▸ Exercise
Reproduce the material word for word; the images stay out.

*-*-*

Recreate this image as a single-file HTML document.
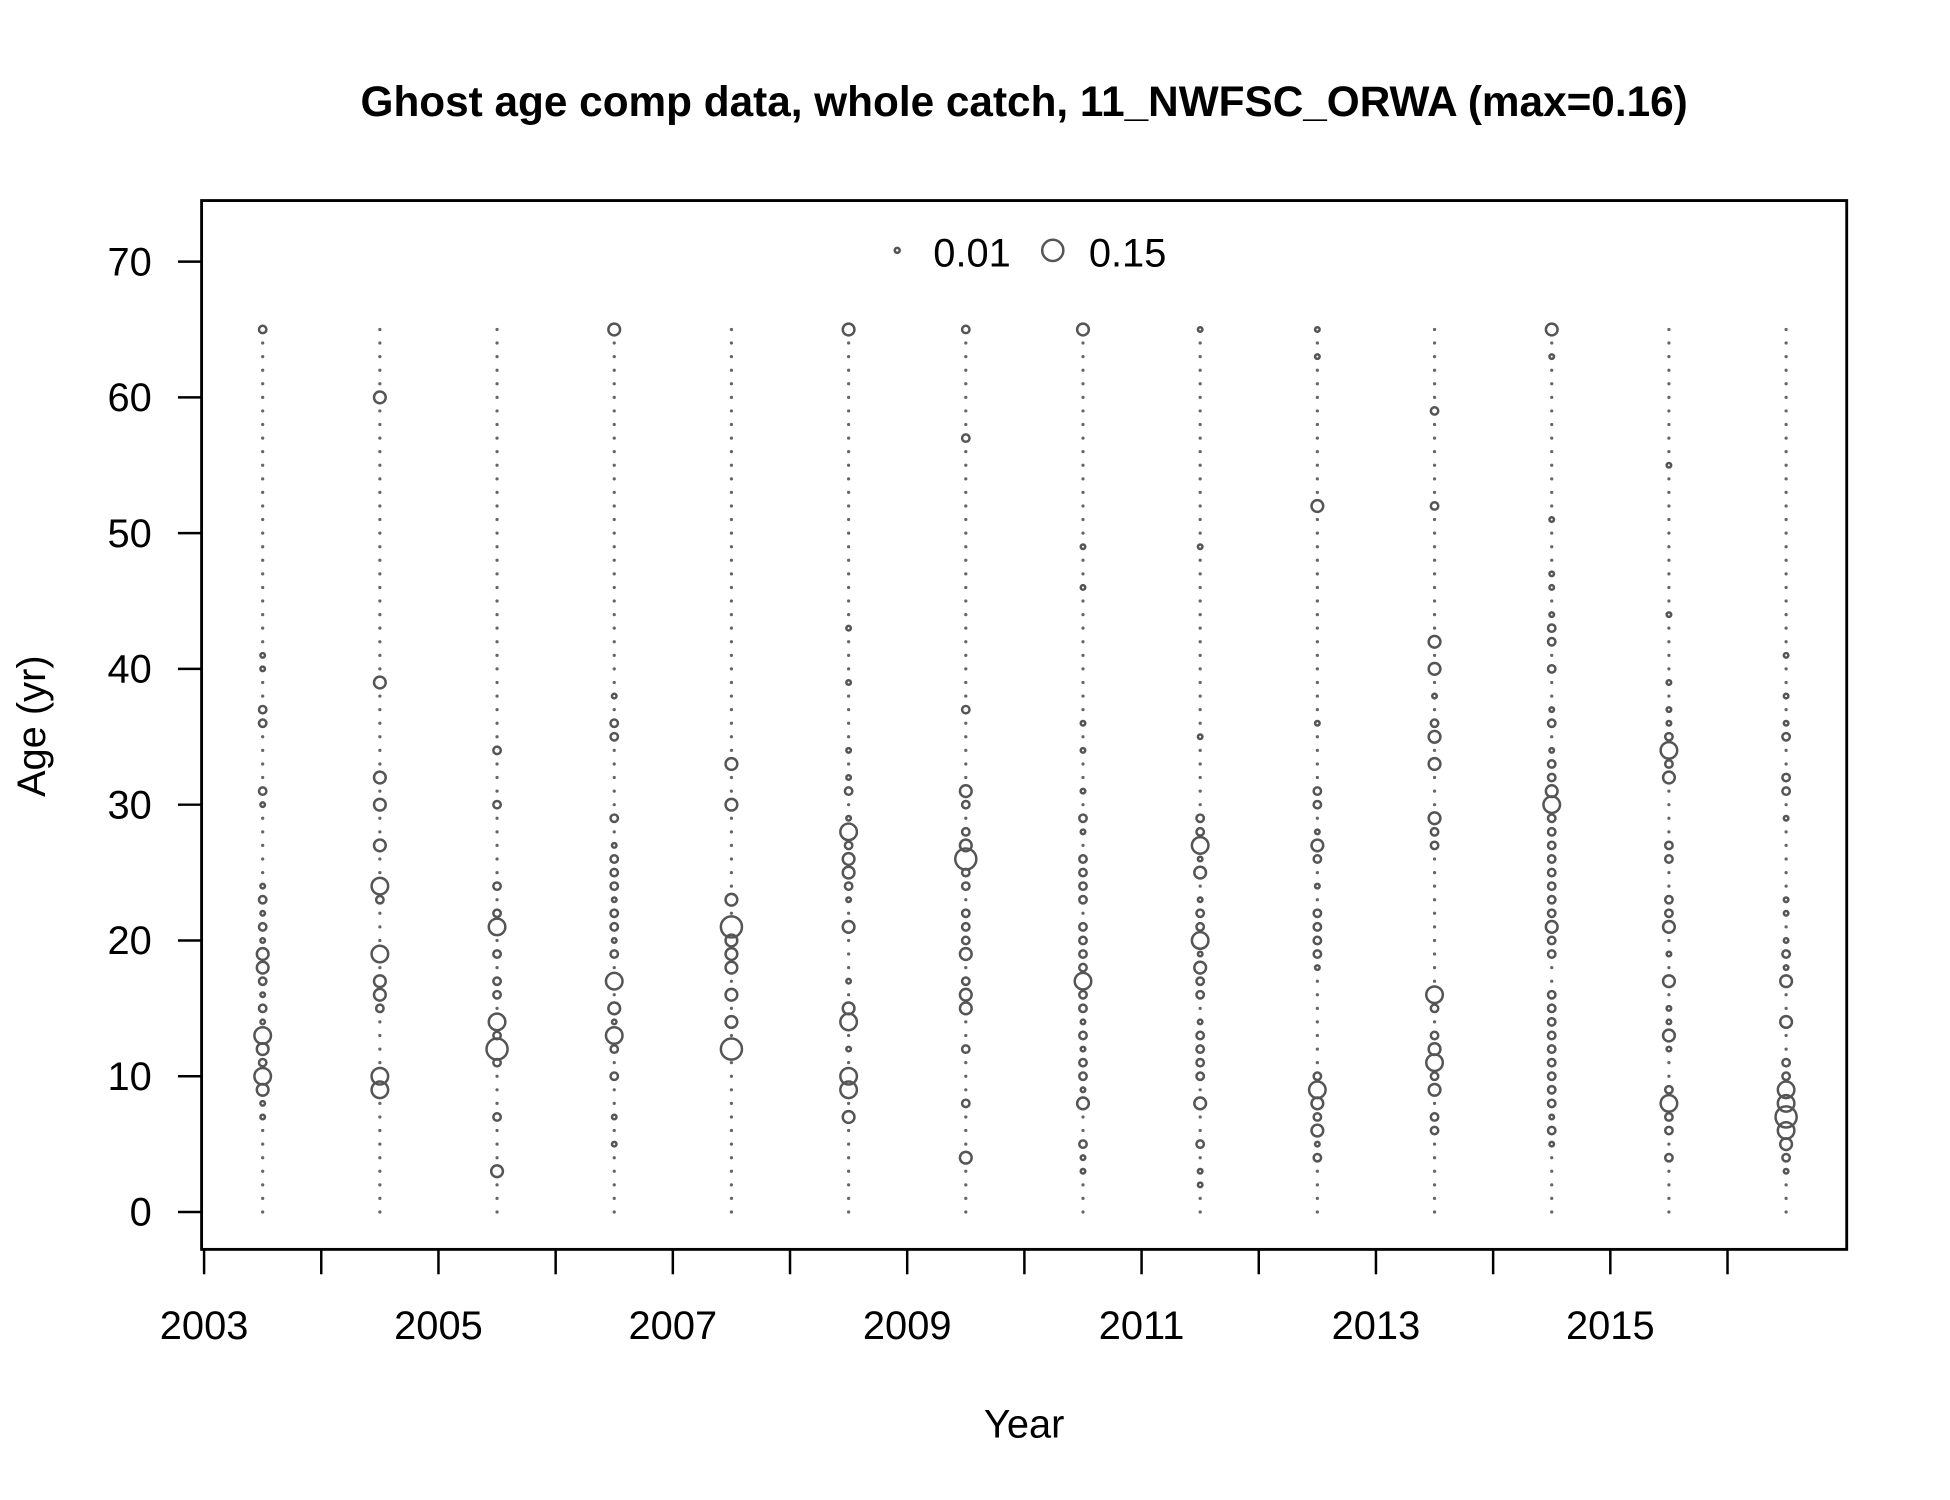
<!DOCTYPE html>
<html><head><meta charset="utf-8"><style>
html,body{margin:0;padding:0;background:#fff}
svg{display:block}
text{font-family:"Liberation Sans",Arial,sans-serif;fill:#000}
</style></head><body>
<svg id="chart" width="1950" height="1500" viewBox="0 0 1567 1204.2" preserveAspectRatio="none" xmlns="http://www.w3.org/2000/svg">
<rect width="1567" height="1204.2" fill="#fff"/>
<text x="823" y="93" text-anchor="middle" font-size="34" font-weight="bold">Ghost age comp data, whole catch, 11_NWFSC_ORWA (max=0.16)</text>
<rect x="162" y="161" width="1322" height="842" fill="none" stroke="#000" stroke-width="2.3"/>
<g id="yaxis"></g>
<g id="xaxis"></g>
<g id="marks"></g>
<text x="823" y="1154" text-anchor="middle" font-size="32">Year</text>
<text transform="translate(36,583) rotate(-90)" text-anchor="middle" font-size="32">Age (yr)</text>
<g>
<circle cx="721" cy="201" r="2" fill="none" stroke="#555" stroke-width="2"/>
<text x="750" y="214" font-size="32">0.01</text>
<circle cx="846" cy="201" r="8.5" fill="none" stroke="#555" stroke-width="2"/>
<text x="875" y="214" font-size="32">0.15</text>
</g>
</svg>
<script>
const years = [2003,2004,2005,2006,2007,2008,2009,2010,2011,2012,2013,2014,2015,2016];
const xTickYears = [2003,2004,2005,2006,2007,2008,2009,2010,2011,2012,2013,2014,2015,2016];
const xTickLabels = ["2003","","2005","","2007","","2009","","2011","","2013","","2015",""];
const yTicks = [0,10,20,30,40,50,60,70];
const maxAge = 65;
// t=tiny, s=small, m=medium, L=large, X=extra large
const sizeValues = {t:0.006, s:0.016, m:0.04, L:0.08, X:0.13};
const comps = [
"65s 41t 40t 37s 36s 31s 30t 24t 23s 22t 21s 20t 19m 18m 17s 16t 15s 14t 13L 12m 11s 10L 9m 8t 7t",
"60m 39m 32m 30m 27m 24L 23s 19L 17m 16m 15s 10L 9L",
"34s 30s 24s 22s 21L 19s 17s 16s 14L 13s 12X 11s 7s 3m",
"65m 38t 36s 35s 29s 27t 26s 25s 24s 23t 22s 21s 20t 19s 17L 15m 14t 13L 12s 10s 7t 5t",
"33m 30m 23m 21X 20m 19m 18m 16m 14m 12X",
"65m 43t 39t 34t 32t 31s 29t 28L 27s 26m 25m 24s 23t 21m 17t 15m 14L 12t 10L 9L 7m",
"65s 57s 37s 31m 30s 28s 27m 26X 25s 24s 22s 21s 20s 19m 17s 16m 15m 12s 8s 4m",
"65m 49t 46t 36t 34t 31t 29s 28t 26s 25s 24s 23s 21s 20s 19s 18s 17L 16s 15s 14t 13s 12t 11s 10s 9t 8m 5s 4t 3t",
"65t 49t 35t 29s 28s 27L 26t 25m 23t 22s 21s 20L 19t 18m 17s 16s 14t 13s 12s 11s 10s 8m 5s 3t 2t",
"65t 63t 52m 36t 31s 30s 28t 27m 26s 24t 22s 21s 20s 19s 18t 10s 9L 8m 7s 6m 5t 4s",
"59s 52s 42m 40m 38t 36s 35m 33m 29m 28s 27s 16L 15s 13s 12m 11L 10s 9m 7s 6s",
"65m 63t 51t 47t 46t 44t 43s 42s 40s 37t 36s 34t 33s 32s 31m 30L 29s 28s 27s 26s 25s 24s 23s 22s 21m 20s 19s 16s 15s 14s 13s 12s 11s 10s 9s 8s 7t 6s 5t",
"55t 44t 39t 37t 36t 35s 34L 33s 32m 27s 26s 23s 22s 21m 19t 17m 15t 14t 13m 12t 9s 8L 7s 6s 4s",
"41t 38t 36t 35s 32s 31s 29t 23t 22t 20t 19s 18t 17m 14m 11s 10s 9L 8L 7X 6L 5m 4s 3t"
];
const NS="http://www.w3.org/2000/svg";
const xS = y => 164 + (y-2003)*94.17;
const yS = a => 973 - a*10.9;
const rS = v => 23.5*Math.sqrt(v);
function mk(tag, attrs, parent){const e=document.createElementNS(NS,tag);for(const k in attrs)e.setAttribute(k,attrs[k]);parent.appendChild(e);return e;}
const ya=document.getElementById('yaxis'), xa=document.getElementById('xaxis'), mg=document.getElementById('marks');
yTicks.forEach(t=>{
  const l=mk('line',{x1:143,x2:162,y1:yS(t),y2:yS(t),stroke:'#000','stroke-width':2},ya);
  
  
  const tx=mk('text',{x:122,y:yS(t)+11,'text-anchor':'end','font-size':32},ya);
  tx.textContent=t;
  
  
});
xTickYears.forEach((y,i)=>{
  const l=mk('line',{x1:xS(y),x2:xS(y),y1:1003,y2:1023,stroke:'#000','stroke-width':2},xa);
  
  
  if(xTickLabels[i]){
    const tx=mk('text',{x:xS(y),y:1075,'text-anchor':'middle','font-size':32},xa);
    tx.textContent=xTickLabels[i];
    
    
  }
});
years.forEach((yr,i)=>{
  const vals={};
  comps[i].split(' ').forEach(tok=>{const a=parseInt(tok);const c=tok.replace(/[0-9]/g,'');vals[a]=sizeValues[c];});
  const cx=xS(yr+0.5);
  for(let a=0;a<=maxAge;a++){
    if(vals[a]){
      const c=mk('circle',{cx:cx,cy:yS(a),r:rS(vals[a]),fill:'none',stroke:'#555','stroke-width':2},mg);
      
      
    } else {
      const c=mk('circle',{cx:cx,cy:yS(a),r:1.3,fill:'#666'},mg);
      
      
    }
  }
});
</script>
</body></html>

*-*-*

▸ Worked solution
Recreate this image as a single-file HTML document.
<!DOCTYPE html>
<html><head><meta charset="utf-8"><style>
html,body{margin:0;padding:0;background:#fff}
svg{display:block}
text{font-family:"Liberation Sans",Arial,sans-serif;fill:#000}
</style></head><body>
<svg id="chart" width="1950" height="1500" viewBox="0 0 1567 1204.2" preserveAspectRatio="none" xmlns="http://www.w3.org/2000/svg">
<rect width="1567" height="1204.2" fill="#fff"/>
<text x="823" y="93" text-anchor="middle" font-size="34" font-weight="bold">Ghost age comp data, whole catch, 11_NWFSC_ORWA (max=0.16)</text>
<rect x="162" y="161" width="1322" height="842" fill="none" stroke="#000" stroke-width="2.3"/>
<g id="yaxis"></g>
<g id="xaxis"></g>
<g id="marks"></g>
<text x="823" y="1154" text-anchor="middle" font-size="32">Year</text>
<text transform="translate(36,583) rotate(-90)" text-anchor="middle" font-size="32">Age (yr)</text>
<g>
<circle cx="721" cy="201" r="2" fill="none" stroke="#555" stroke-width="2"/>
<text x="750" y="214" font-size="32">0.01</text>
<circle cx="846" cy="201" r="8.5" fill="none" stroke="#555" stroke-width="2"/>
<text x="875" y="214" font-size="32">0.15</text>
</g>
</svg>
<script>
const years = [2003,2004,2005,2006,2007,2008,2009,2010,2011,2012,2013,2014,2015,2016];
const xTickYears = [2003,2004,2005,2006,2007,2008,2009,2010,2011,2012,2013,2014,2015,2016];
const xTickLabels = ["2003","","2005","","2007","","2009","","2011","","2013","","2015",""];
const yTicks = [0,10,20,30,40,50,60,70];
const maxAge = 65;
// t=tiny, s=small, m=medium, L=large, X=extra large
const sizeValues = {t:0.006, s:0.016, m:0.04, L:0.08, X:0.13};
const comps = [
"65s 41t 40t 37s 36s 31s 30t 24t 23s 22t 21s 20t 19m 18m 17s 16t 15s 14t 13L 12m 11s 10L 9m 8t 7t",
"60m 39m 32m 30m 27m 24L 23s 19L 17m 16m 15s 10L 9L",
"34s 30s 24s 22s 21L 19s 17s 16s 14L 13s 12X 11s 7s 3m",
"65m 38t 36s 35s 29s 27t 26s 25s 24s 23t 22s 21s 20t 19s 17L 15m 14t 13L 12s 10s 7t 5t",
"33m 30m 23m 21X 20m 19m 18m 16m 14m 12X",
"65m 43t 39t 34t 32t 31s 29t 28L 27s 26m 25m 24s 23t 21m 17t 15m 14L 12t 10L 9L 7m",
"65s 57s 37s 31m 30s 28s 27m 26X 25s 24s 22s 21s 20s 19m 17s 16m 15m 12s 8s 4m",
"65m 49t 46t 36t 34t 31t 29s 28t 26s 25s 24s 23s 21s 20s 19s 18s 17L 16s 15s 14t 13s 12t 11s 10s 9t 8m 5s 4t 3t",
"65t 49t 35t 29s 28s 27L 26t 25m 23t 22s 21s 20L 19t 18m 17s 16s 14t 13s 12s 11s 10s 8m 5s 3t 2t",
"65t 63t 52m 36t 31s 30s 28t 27m 26s 24t 22s 21s 20s 19s 18t 10s 9L 8m 7s 6m 5t 4s",
"59s 52s 42m 40m 38t 36s 35m 33m 29m 28s 27s 16L 15s 13s 12m 11L 10s 9m 7s 6s",
"65m 63t 51t 47t 46t 44t 43s 42s 40s 37t 36s 34t 33s 32s 31m 30L 29s 28s 27s 26s 25s 24s 23s 22s 21m 20s 19s 16s 15s 14s 13s 12s 11s 10s 9s 8s 7t 6s 5t",
"55t 44t 39t 37t 36t 35s 34L 33s 32m 27s 26s 23s 22s 21m 19t 17m 15t 14t 13m 12t 9s 8L 7s 6s 4s",
"41t 38t 36t 35s 32s 31s 29t 23t 22t 20t 19s 18t 17m 14m 11s 10s 9L 8L 7X 6L 5m 4s 3t"
];
const NS="http://www.w3.org/2000/svg";
const xS = y => 164 + (y-2003)*94.17;
const yS = a => 973 - a*10.9;
const rS = v => 23.5*Math.sqrt(v);
function mk(tag, attrs, parent){const e=document.createElementNS(NS,tag);for(const k in attrs)e.setAttribute(k,attrs[k]);parent.appendChild(e);return e;}
const ya=document.getElementById('yaxis'), xa=document.getElementById('xaxis'), mg=document.getElementById('marks');
yTicks.forEach(t=>{
  const l=mk('line',{x1:143,x2:162,y1:yS(t),y2:yS(t),stroke:'#000','stroke-width':2},ya);
  
  
  const tx=mk('text',{x:122,y:yS(t)+11,'text-anchor':'end','font-size':32},ya);
  tx.textContent=t;
  
  
});
xTickYears.forEach((y,i)=>{
  const l=mk('line',{x1:xS(y),x2:xS(y),y1:1003,y2:1023,stroke:'#000','stroke-width':2},xa);
  
  
  if(xTickLabels[i]){
    const tx=mk('text',{x:xS(y),y:1075,'text-anchor':'middle','font-size':32},xa);
    tx.textContent=xTickLabels[i];
    
    
  }
});
years.forEach((yr,i)=>{
  const vals={};
  comps[i].split(' ').forEach(tok=>{const a=parseInt(tok);const c=tok.replace(/[0-9]/g,'');vals[a]=sizeValues[c];});
  const cx=xS(yr+0.5);
  for(let a=0;a<=maxAge;a++){
    if(vals[a]){
      const c=mk('circle',{cx:cx,cy:yS(a),r:rS(vals[a]),fill:'none',stroke:'#555','stroke-width':2},mg);
      
      
    } else {
      const c=mk('circle',{cx:cx,cy:yS(a),r:1.3,fill:'#666'},mg);
      
      
    }
  }
});
</script>
</body></html>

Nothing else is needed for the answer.